TEXAS, USA — The Texas Secretary of State’s office now expects to release the findings of its 2020 election audit after the end of September, a full year after it began.
For weeks now, the U.S. House Jan. 6 committee has outlined what led to the deadly riot at the Capitol. Former President Donald Trump officials, including Attorney General Bill Barr, revealed claims of election fraud were lies.
"I did not agree with the idea of saying the election was stolen which I told the president was bulls---," said Barr.
Last fall, former President Trump called for a "forensic audit" of Texas' election. The state announced an audit was underway hours later.
“I don’t think there’s going to be any evidence found of any widespread fraud that would’ve had any impact on the outcome of the elections," said Remi Garza.

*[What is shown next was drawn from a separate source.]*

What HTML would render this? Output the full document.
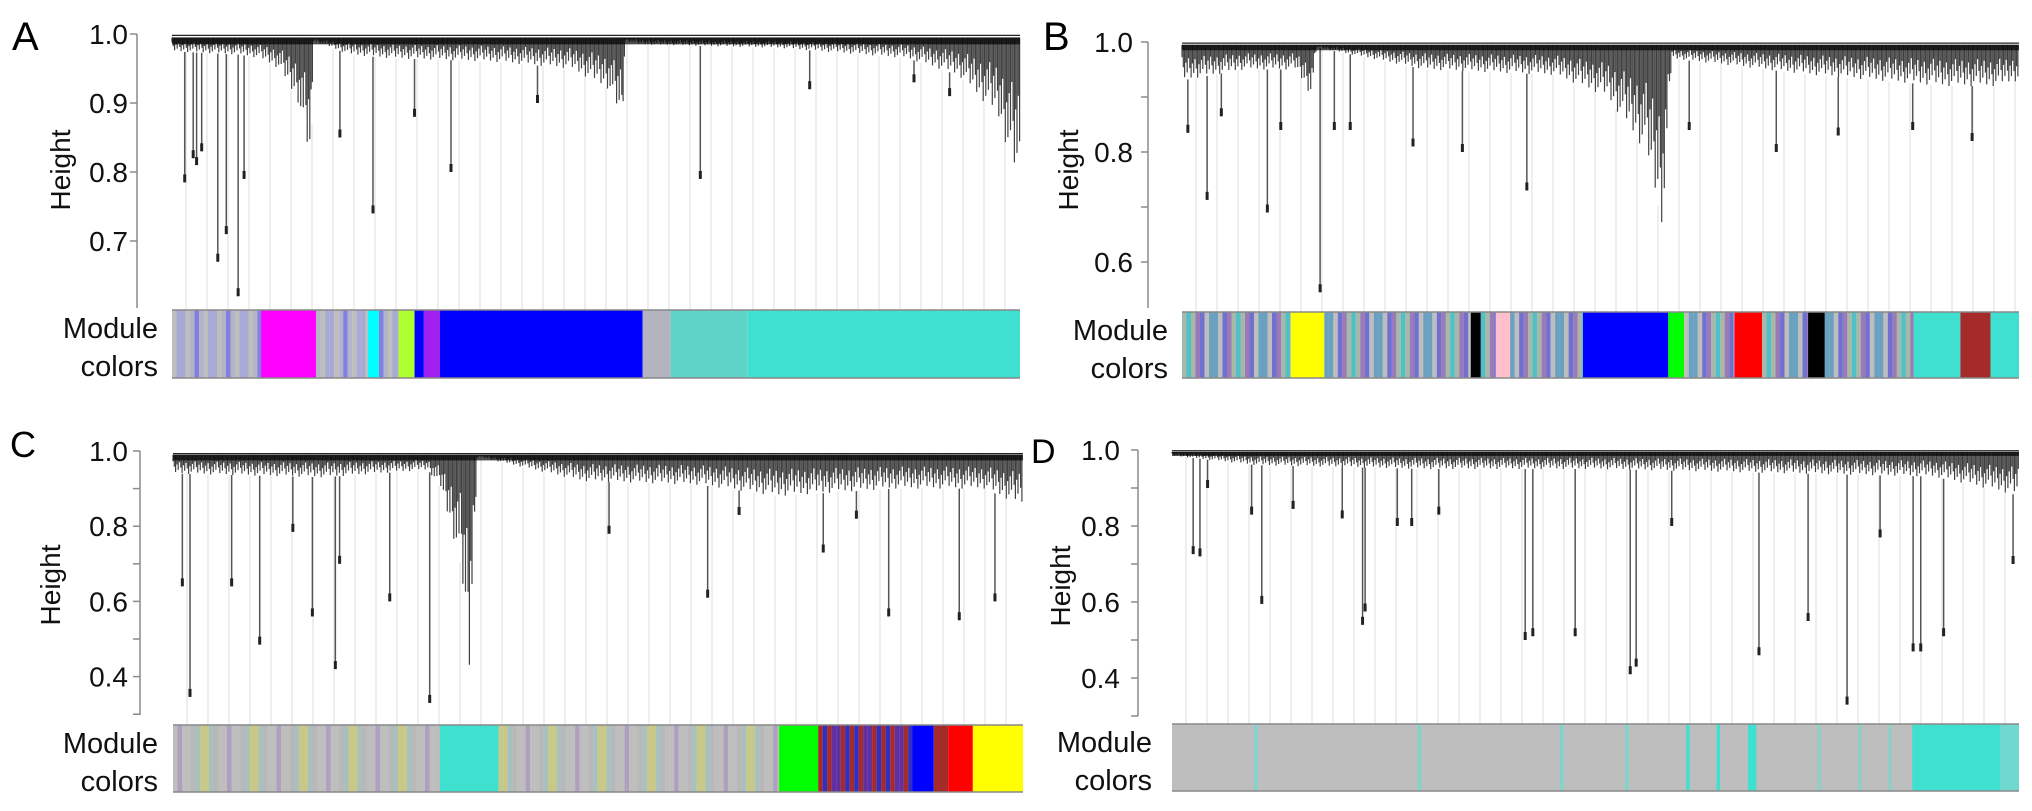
<!DOCTYPE html>
<html><head><meta charset="utf-8"><style>
html,body{margin:0;padding:0;background:#fff;}
svg{display:block;font-family:"Liberation Sans",Arial,sans-serif;}
</style></head><body>
<svg id="fig" width="2032" height="811" viewBox="0 0 2032 811" xmlns="http://www.w3.org/2000/svg"></svg>
<script>
// ---------- data (leaf positions in per-mille of leaf order, heights) ----------
const aProfileX=[0,80,103,126,149,164,167,210,256,378,470,515,531,535,553,714,867,928,974,1000];
const aProfileH=[0.975,0.97,0.965,0.95,0.90,0.80,0.99,0.97,0.965,0.96,0.95,0.92,0.87,0.99,0.985,0.98,0.965,0.94,0.88,0.77];
const aDropX=[15,25,29,35,54,64,78,85,198,237,286,329,431,623,752,875,917];
const aDropH=[0.785,0.82,0.81,0.83,0.67,0.71,0.62,0.79,0.85,0.74,0.88,0.80,0.90,0.79,0.92,0.93,0.91];
const aTicks=[1.0,0.9,0.8,0.7];
const aTickLabels=["1.0","0.9","0.8","0.7"];

const bProfileX=[0,74,136,155,161,291,446,508,554,575,585,755,910,972,1000];
const bProfileH=[0.93,0.95,0.95,0.90,0.99,0.95,0.94,0.90,0.80,0.66,0.97,0.94,0.92,0.92,0.93];
const bDropX=[7,30,47,102,118,165,182,201,276,335,412,606,710,784,873,944];
const bDropH=[0.835,0.713,0.865,0.69,0.84,0.545,0.84,0.84,0.81,0.80,0.73,0.84,0.80,0.83,0.84,0.82];
const bTicks=[1.0,0.9,0.8,0.7,0.6];
const bTickLabels=["1.0","","0.8","","0.6"];

const cProfileX=[0,178,300,315,338,349,358,482,620,711,848,955,993,1000];
const cProfileH=[0.94,0.93,0.95,0.90,0.70,0.40,0.985,0.92,0.91,0.88,0.90,0.90,0.86,0.86];
const cDropX=[11,20,69,102,141,164,191,196,255,302,513,629,666,765,804,842,925,967];
const cDropH=[0.64,0.346,0.64,0.485,0.785,0.56,0.42,0.70,0.60,0.33,0.78,0.61,0.83,0.73,0.82,0.56,0.55,0.60];
const cTicks=[1.0,0.9,0.8,0.7,0.6,0.5,0.4,0.3];
const cTickLabels=["1.0","","0.8","","0.6","","0.4",""];

const dProfileX=[0,100,300,500,700,900,960,1000];
const dProfileH=[0.985,0.96,0.95,0.95,0.94,0.93,0.90,0.88];
const dDropX=[25,33,42,94,106,143,201,225,228,266,283,315,417,426,476,541,548,590,693,751,797,836,875,884,911,993];
const dDropH=[0.726,0.72,0.90,0.83,0.595,0.845,0.82,0.54,0.575,0.80,0.80,0.83,0.50,0.51,0.51,0.41,0.43,0.80,0.46,0.55,0.33,0.77,0.47,0.47,0.51,0.70];
const dTicks=[1.0,0.9,0.8,0.7,0.6,0.5,0.4,0.3];
const dTickLabels=["1.0","","0.8","","0.6","","0.4",""];

// module colour blocks: start, end (per-mille), colour ('mix' = striped mixture)
const aBlockStart=[0,105,170,231,244,267,286,297,316,555,588,679];
const aBlockEnd=[105,170,231,244,267,286,297,316,555,588,679,1000];
const aBlockColor=["mix","#ff00ff","mix","#00ffff","mix","#adff2f","#0000ff","#a020f0","#0000ff","#b4b4c0","#5fd3c8","#40e0d0"];
const aMix=["#bebebe","#a9a9d6","#8080e0","#c0b0d0","#9a9ae8","#b4b4c8","#6a6ae8"];

const bBlockStart=[0,130,170,345,357,375,392,479,581,600,660,693,748,768,874,930,966];
const bBlockEnd=[130,170,345,357,375,392,479,581,600,660,693,748,768,874,930,966,1000];
const bBlockColor=["mix","#ffff00","mix","#000000","mix","#ffc0cb","mix","#0000ff","#00ff00","mix","#ff0000","mix","#000000","mix","#40e0d0","#a52a2a","#40e0d0"];
const bMix=["#a8b8a8","#bebebe","#7070d0","#b05090","#8fc0c0","#a0a0a0","#6aa0c0","#c89098","#50c0c8","#9a7ab8","#bebebe"];

const cBlockStart=[0,314,383,713,759,870,895,912,941];
const cBlockEnd=[314,383,713,759,870,895,912,941,1000];
const cBlockColor=["mix","#40e0d0","mix","#00ff00","mix2","#0000ff","#a52a2a","#ff0000","#ffff00"];
const cMix=["#bebebe","#a8c0c0","#b8b8b8","#c0a0a0","#90c8c0","#8090e0","#c8c888","#90d890","#b0a0c0","#bebebe","#d8d860"];
const cMix2=["#a52a2a","#6030a0","#a52a2a","#8050b0","#b02828","#3030c0","#a52a2a"];

const dBlockStart=[0,97,290,458,535,607,643,680,762,810,846,874,978];
const dBlockEnd=[1000,101,294,462,539,611,647,690,766,814,850,978,1000];
const dBlockColor=["#bebebe","#7cd6cc","#7cd6cc","#7cd6cc","#7cd6cc","#40e0d0","#40e0d0","#40e0d0","#8cd0c8","#8cd0c8","#8cd0c8","#40e0d0","#70d8ce"];

// ---------- rendering ----------
const NS="http://www.w3.org/2000/svg";
const svg=document.getElementById('fig');
function mk(tag,attrs,parent){const e=document.createElementNS(NS,tag);for(const k in attrs)e.setAttribute(k,attrs[k]);(parent||svg).appendChild(e);return e;}
function interp(xs,hs,p){
  if(p<=xs[0])return hs[0];
  for(let i=1;i<xs.length;i++){if(p<=xs[i]){const t=(p-xs[i-1])/(xs[i]-xs[i-1]);return hs[i-1]+t*(hs[i]-hs[i-1]);}}
  return hs[hs.length-1];
}
function panel(P){
  const g=mk('g',{});
  
  
  const X=pm=>P.x0+pm/1000*(P.x1-P.x0);
  const Y=h=>P.y1+(1-h)*P.scale;
  const L=mk('text',{x:P.lx,y:P.ly,'font-size':P.lfs,fill:'#000'},g);L.textContent=P.id;
  
  
  const gl=mk('g',{stroke:'#dedede','stroke-width':1},g);
  
  
  for(let x=P.x0+14;x<P.x1;x+=21){
    const pm=(x-P.x0)/(P.x1-P.x0)*1000;
    mk('line',{x1:x,x2:x,y1:Y(interp(P.px,P.ph,pm)),y2:P.barTop},gl);
  }
  const ax=mk('g',{stroke:'#8a8a8a','stroke-width':1.5},g);
  
  
  mk('line',{x1:P.ax,x2:P.ax,y1:Y(P.ticks[0]),y2:P.axBottom},ax);
  P.ticks.forEach((t,i)=>{
    mk('line',{x1:P.ax-7,x2:P.ax,y1:Y(t),y2:Y(t)},ax);
    if(P.labels[i]){
      const tx=mk('text',{x:P.tlx,y:Y(t)+10,'font-size':28,'text-anchor':'end',fill:'#111',stroke:'none'},g);
      tx.textContent=P.labels[i];
      
      
    }
  });
  const yt=mk('text',{x:0,y:0,'font-size':28,'text-anchor':'middle',fill:'#111',transform:`translate(${P.hx},${P.hy}) rotate(-90)`},g);
  yt.textContent='Height';
  
  
  const dg=mk('g',{stroke:'#555','stroke-width':1.5},g);
  
  
  P.dx.forEach((pm,i)=>{
    const top=interp(P.px,P.ph,pm);
    const l=mk('line',{x1:X(pm),x2:X(pm),y1:Y(top),y2:Y(P.dh[i])},dg);
    
    mk('line',{x1:X(pm),x2:X(pm),y1:Y(P.dh[i])-8,y2:Y(P.dh[i]),'stroke-width':3,stroke:'#222'},dg);
  });
  const cg=mk('g',{stroke:'#000','stroke-width':1.2,'stroke-opacity':0.75},g);
  
  
  let i=0;
  for(let x=P.x0;x<=P.x1;x+=1.3,i++){
    const pm=(x-P.x0)/(P.x1-P.x0)*1000;
    const bot=interp(P.px,P.ph,pm);
    const f=0.35+0.65*((i*7)%17)/16;
    const hb=P.top-(P.top-bot)*f;
    mk('line',{x1:x,x2:x,y1:Y(P.top),y2:Y(hb)},cg);
  }
  mk('rect',{x:P.x0,y:Y(P.top),width:P.x1-P.x0,height:Math.max(4,(P.top-P.band)*P.scale),fill:'#000','fill-opacity':0.7},g);
  mk('line',{x1:P.x0,x2:P.x1,y1:Y(P.top+0.003),y2:Y(P.top+0.003),stroke:'#222','stroke-width':1.2},g);
  const bg=mk('g',{},g);
  
  
  const bh=P.barBot-P.barTop;
  P.bs.forEach((s,k)=>{
    const c=P.bc[k];
    if(c==='mix'||c==='mix2'){
      const pal=c==='mix'?P.mix:P.mix2;
      let j=k*3;
      for(let x=X(s);x<X(P.be[k]);x+=4.5,j++){
        mk('rect',{x:x,y:P.barTop,width:Math.min(4.6,X(P.be[k])-x),height:bh,fill:pal[(j*j*3+j*5)%pal.length]},bg);
      }
    } else {
      const r=mk('rect',{x:X(s),y:P.barTop,width:X(P.be[k])-X(s),height:bh,fill:c},bg);
      
    }
  });
  mk('line',{x1:P.x0,x2:P.x1,y1:P.barTop,y2:P.barTop,stroke:'#888','stroke-width':1.5},bg);
  mk('line',{x1:P.x0,x2:P.x1,y1:P.barBot,y2:P.barBot,stroke:'#888','stroke-width':1.5},bg);
  const m1=mk('text',{x:P.mx,y:P.barTop+28,'font-size':29,'text-anchor':'end',fill:'#111'},g);m1.textContent='Module';
  
  
  const m2=mk('text',{x:P.mx,y:P.barTop+66,'font-size':29,'text-anchor':'end',fill:'#111'},g);m2.textContent='colors';
  
  
}
panel({id:'A',lx:12,ly:50,lfs:40,x0:172,x1:1020,y1:34,scale:690,ax:137,axBottom:308,tlx:128,hx:70,hy:170,
  ticks:aTicks,labels:aTickLabels,px:aProfileX,ph:aProfileH,dx:aDropX,dh:aDropH,top:0.995,band:0.985,
  barTop:310,barBot:378,mx:158,bs:aBlockStart,be:aBlockEnd,bc:aBlockColor,mix:aMix});
panel({id:'B',lx:1043,ly:50,lfs:40,x0:1182,x1:2019,y1:42,scale:550,ax:1148,axBottom:308,tlx:1133,hx:1078,hy:170,
  ticks:bTicks,labels:bTickLabels,px:bProfileX,ph:bProfileH,dx:bDropX,dh:bDropH,top:0.995,band:0.985,
  barTop:312,barBot:378,mx:1168,bs:bBlockStart,be:bBlockEnd,bc:bBlockColor,mix:bMix});
panel({id:'C',lx:10,ly:457,lfs:36,x0:173,x1:1023,y1:451,scale:376,ax:140,axBottom:715,tlx:128,hx:60,hy:585,
  ticks:cTicks,labels:cTickLabels,px:cProfileX,ph:cProfileH,dx:cDropX,dh:cDropH,top:0.99,band:0.975,
  barTop:725,barBot:792,mx:158,bs:cBlockStart,be:cBlockEnd,bc:cBlockColor,mix:cMix,mix2:cMix2});
panel({id:'D',lx:1031,ly:463,lfs:34,x0:1172,x1:2019,y1:450,scale:380,ax:1138,axBottom:716,tlx:1120,hx:1070,hy:586,
  ticks:dTicks,labels:dTickLabels,px:dProfileX,ph:dProfileH,dx:dDropX,dh:dDropH,top:0.995,band:0.99,
  barTop:724,barBot:791,mx:1152,bs:dBlockStart,be:dBlockEnd,bc:dBlockColor,mix:["#bebebe"]});
</script>
</body></html>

Garza is both in charge of elections in Cameron County and leads the Texas Association of Elections Administrators.
He wasn’t surprised when on New Year’s Eve, the secretary of state’s office found just 32 errors out of nearly 4 million votes across Dallas, Collin, Harris and Tarrant counties.

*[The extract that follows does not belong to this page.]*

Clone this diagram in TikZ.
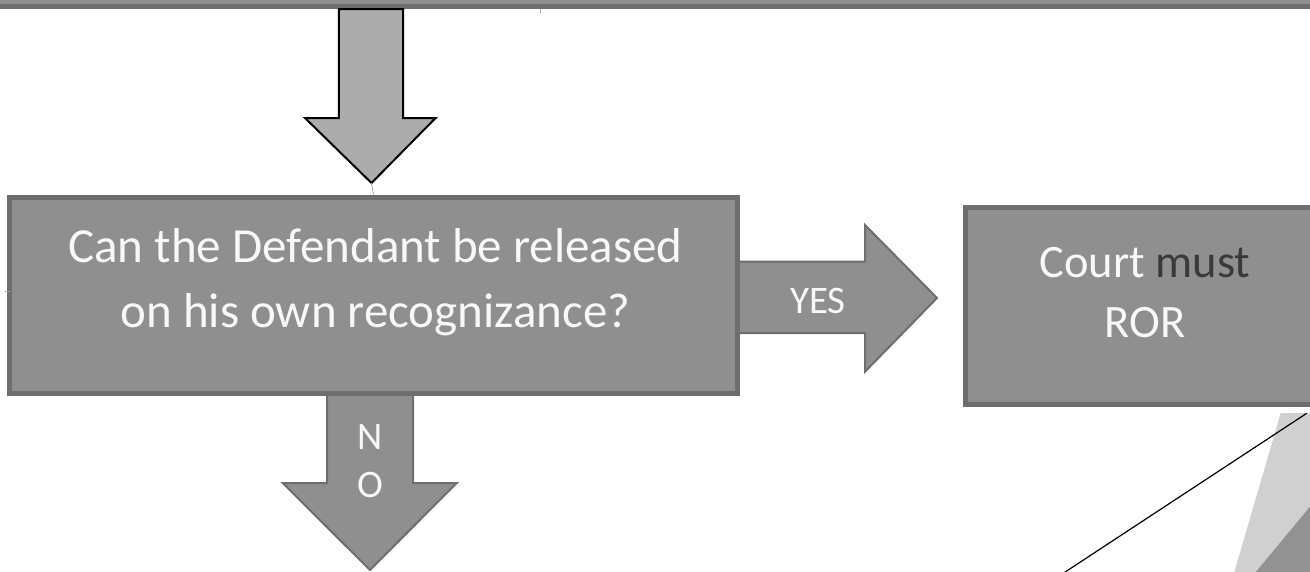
\documentclass[tikz,border=0pt]{standalone}
\usepackage{fontspec}
\setmainfont{Carlito}
\usetikzlibrary{calc}
\definecolor{boxfill}{HTML}{8F8F8F}
\definecolor{boxline}{HTML}{6E6E6E}
\definecolor{arrowfill}{HTML}{ACACAC}
\definecolor{darktext}{HTML}{3A3A3A}
\definecolor{paletri}{HTML}{D0D0D0}
\definecolor{midtri}{HTML}{929292}
\definecolor{stub}{HTML}{A6A6A6}
\definecolor{lighttext}{HTML}{F8F8F8}
\begin{document}
\begin{tikzpicture}[x=1pt,y=-1pt,
  panel/.style={draw=boxline, fill=boxfill, line width=5pt, inner sep=0pt},
  paneltext/.style={text=lighttext, inner sep=0pt, align=center},
  blockarrow/.style={draw=boxline, fill=boxfill, line width=2pt, line join=miter},
  inflow/.style={draw=black, fill=arrowfill, line width=2pt, line join=miter},
  arrowlabel/.style={text=lighttext, inner sep=0pt, align=center,
    font=\fontsize{39}{48}\selectfont},
  stubline/.style={draw=stub, line width=1pt},
  leader/.style={draw=black, line width=1.2pt}]
\useasboundingbox (0,0) rectangle (1310,571);
\clip (0,0) rectangle (1310,571);

% decorative wedges in the lower right corner
\fill[paletri] (1280.7,413) -- (1330,413) -- (1330,580) -- (1232,580) -- cycle;
\fill[midtri] (1320,494.6) -- (1330,494.6) -- (1330,580) -- (1249.2,580) -- cycle;

% band along the top edge
\draw[panel] (-20,-40) rectangle (1330,6.5);
\draw[stubline] (540,9) -- (540,12.5);

% yes / no block arrows, drawn below the boxes
\draw[blockarrow] (730,261.7) -- (865,261.7) -- (865,225) -- (937,298)
  -- (865,371.7) -- (865,333) -- (730,333) -- cycle;
\draw[blockarrow] (327,390) -- (327,483) -- (282.7,483) -- (370,570)
  -- (456.7,483) -- (413,483) -- (413,390) -- cycle;

% decision box and outcome box
\node[panel, minimum width=728pt, minimum height=196pt] (q) at (373.5,295.5) {};
\node[paneltext, font=\fontsize{49}{65}\selectfont] (qtext) at ($(q.center)+(2,-13)$)
  {Can the Defendant be released\\on his own recognizance?};
\node[panel, minimum width=359pt, minimum height=197pt] (ror) at (1145,306) {};
\node[paneltext, font=\fontsize{46.5}{60}\selectfont] (rortext) at ($(ror.center)+(0,-13)$)
  {Court \textcolor{darktext}{must}\\ROR};

\draw[stubline] (q.west) ++(-2.5,-4.5) -- ++(5,0);

% incoming arrow from the band above
\coordinate (intip) at (371.5,183);
\draw[inflow] (338.8,9) -- (338.8,118) -- (305,118) -- (intip)
  -- (435.6,118) -- (403.2,118) -- (403.2,9) -- cycle;
\draw[stubline, line width=0.8pt] (intip) -- (q.north);

\node[arrowlabel, anchor=base] (yes) at (818,313) {YES};
\node[arrowlabel] (no) at (370,461) {N\\O};

% leader line into the corner
\coordinate (leadA) at (1306.7,413.3);
\coordinate (leadB) at (1066.7,571);
\draw[leader] (leadA) -- ($(leadA)!1.03!(leadB)$);
\end{tikzpicture}
\end{document}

“There wasn’t anything that happened or that’s going to be found that would ultimately question the integrity of the elections are they’re conducted here in Texas," said Garza.
The four counties made up about 35% of the total votes cast statewide in the 2020 election.
In a new statement, the Secretary of State’s Office says it is still waiting for additional documents from Dallas and Harris counties and plans to finish its audit by the end of September and release findings soon after with early voting set to start in late October.
"The statutory retention period for all election records is 22 months, which means after September 2022 all of the documents from the November 2020 can legally be discarded by the counties. Our agency’s forensic audit division plans to complete its work by the end of September, with the results likely released shortly thereafter," said the office in a statement.
“To be honest it has taken a little longer than what we expected, but I think they have done multiple document requests and multiple site visits at some of these locations," Garza said. “I think it’s just going to take time for them to understand what they’re looking for and what they might find."
Election scrutiny has changed laws across the country and lowered the number of people willing to volunteer for elections.
In a January 6 hearing, volunteers shared how their lives have been changed because of aggressive backlash.
“I’ve lost my name. I’ve lost my reputation and I’ve lost my sense of security," said former Georgia election worker Ruby Freeman.
“I think there’s been some concern by the people who work elections. They’re afraid of becoming targets, but ultimately they’re willing to step up," said Garza.
Texas’ audit will end a full year after it started but fighting misinformation about election fraud will likely continue much longer.